A group of people, which was purportedly involved in protests against U.S. Immigration and Customs Enforcement raids, vandalized a Jewish-owned cafe in San Francisco on Monday night.
The Jewish Community Relations Council Bay Area posted photos and video of a broken window and graffiti stating “death to Israel is a promise,” “free Gaza,” “die Zio” and “the only good settler is a dead one,” and directing a cuss word at Manny Yekutiel, who owns the restaurant.
“This wasn’t an isolated incident. Manny Yekutiel and his establishment have been subjected to a years-long campaign of relentless antisemitic vandalism, which has increased in intensity since Oct. 7,” the JCRC said. “Broken windows, death threats and slurs like ‘Zio,’ ‘settler’ and ‘murderer’ scrawled on his business’s walls are some of the most recent examples.”

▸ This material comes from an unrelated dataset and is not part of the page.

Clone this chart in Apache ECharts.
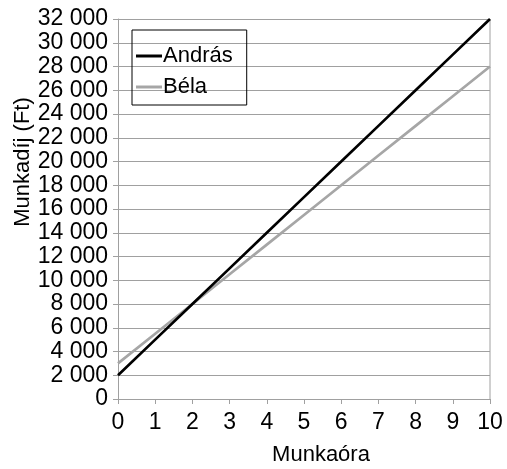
<!DOCTYPE html>
<html><head><meta charset="utf-8">
<script src="https://cdn.jsdelivr.net/npm/echarts@6/dist/echarts.min.js"></script>
<style>html,body{margin:0;padding:0;background:#fff}#c{width:507px;height:469px}</style>
</head><body><div id="c"></div>
<script>
var hours = [0,1,2,3,4,5,6,7,8,9,10];
var andras = [2000,5000,8000,11000,14000,17000,20000,23000,26000,29000,32000];
var bela = [3000,5500,8000,10500,13000,15500,18000,20500,23000,25500,28000];
var seriesNames = ['András','Béla'];
var xTitle = 'Munkaóra';
var yTitle = 'Munkadíj (Ft)';
var FONT = '"Liberation Sans Narrow","Arial Narrow","Liberation Sans",Arial,sans-serif';
function fmt(v){ var s=String(v); return s.length>3 ? s.slice(0,s.length-3)+' '+s.slice(-3) : s; }
var chart = echarts.init(document.getElementById('c'));
chart.setOption({
  animation:false,
  grid:{left:118,right:17,top:19,bottom:70,containLabel:false,outerBoundsMode:'none',show:false},
  legend:{
    orient:'vertical',left:132,top:30,
    data:seriesNames,
    borderColor:'#000',borderWidth:1,padding:[11,14,3,4],
    itemGap:1,itemWidth:26,itemHeight:3,icon:'rect',
    textStyle:{fontFamily:FONT,fontSize:22,lineHeight:22,color:'#000',padding:[0,0,8,-4]}
  },
  xAxis:{
    type:'value',min:0,max:10,interval:1,
    name:xTitle,nameLocation:'middle',nameGap:45,nameMoveOverlap:false,
    nameTextStyle:{fontFamily:FONT,fontSize:22,color:'#000',verticalAlign:'top',padding:[0,0,0,34]},
    axisLine:{show:true,lineStyle:{color:'#a0a0a0',width:1}},
    axisTick:{show:true,length:5,lineStyle:{color:'#a0a0a0'}},
    axisLabel:{fontFamily:FONT,fontSize:23,color:'#000',margin:12},
    splitLine:{show:false}
  },
  yAxis:{
    type:'value',min:0,max:32000,interval:2000,
    name:yTitle,nameLocation:'middle',nameGap:84,nameMoveOverlap:false,
    nameTextStyle:{fontFamily:FONT,fontSize:22,color:'#000',padding:[0,0,0,94]},
    axisLine:{show:true,lineStyle:{color:'#a0a0a0',width:1}},
    axisTick:{show:true,length:5,lineStyle:{color:'#a0a0a0'}},
    axisLabel:{fontFamily:FONT,fontSize:23,color:'#000',margin:10,formatter:fmt},
    splitLine:{show:true,lineStyle:{color:'#a0a0a0',width:1}}
  },
  series:[
    {name:seriesNames[0],type:'line',data:hours.map(function(h,i){return [h,andras[i]];}),
     showSymbol:false,lineStyle:{color:'#000',width:2.7},itemStyle:{color:'#000'},z:3},
    {name:seriesNames[1],type:'line',data:hours.map(function(h,i){return [h,bela[i]];}),
     showSymbol:false,lineStyle:{color:'#a6a6a6',width:2.7},itemStyle:{color:'#a6a6a6'},z:2},
    {type:'line',data:[[10,0],[10,32000]],showSymbol:false,silent:true,
     lineStyle:{color:'#a0a0a0',width:1},z:1}
  ]
});
</script></body></html>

The cafe, Manny’s, is “a beloved, Jewish-owned civic engagement hub and community space,” the JCRC said.
Yekutiel told the San Francisco Chronicle that Monday night’s vandalism was the “most extreme” that his cafe had endured.
“It was like a crime scene,” he told the paper. “Glass everywhere, shattered on the floor, and then I came back here in the back in the dark and was just sobbing.”
Yekutiel, who the Chronicle said has “been vocal about his ‘complicated’ feelings about Israel and clear about his wish for a ceasefire in Gaza,” told the paper that he wished he “could sit down with these people and say, ‘You got the wrong guy.’”
“But just choosing to attack my business and my windows and say that I should die only affirms the claim, which is true in many ways, that part of this is just a hatred of Jews,” he told the Chronicle.
“Another major example of antisemitism targeting a Jewish-owned business in the Mission,” stated Scott Wiener, a California state senator who is Jewish. “Manny’s has been targeted for years, because the owner is Jewish. This vandalism calls for the death of Jews. Antisemitism is toxic and leads to violence against Jews. It must never be tolerated.”
One of the photos that Wiener posted appeared to show the word “intifada” spray painted on the outside of the cafe.
A fundraiser for Yekutiel had raised nearly $73,000 at press time.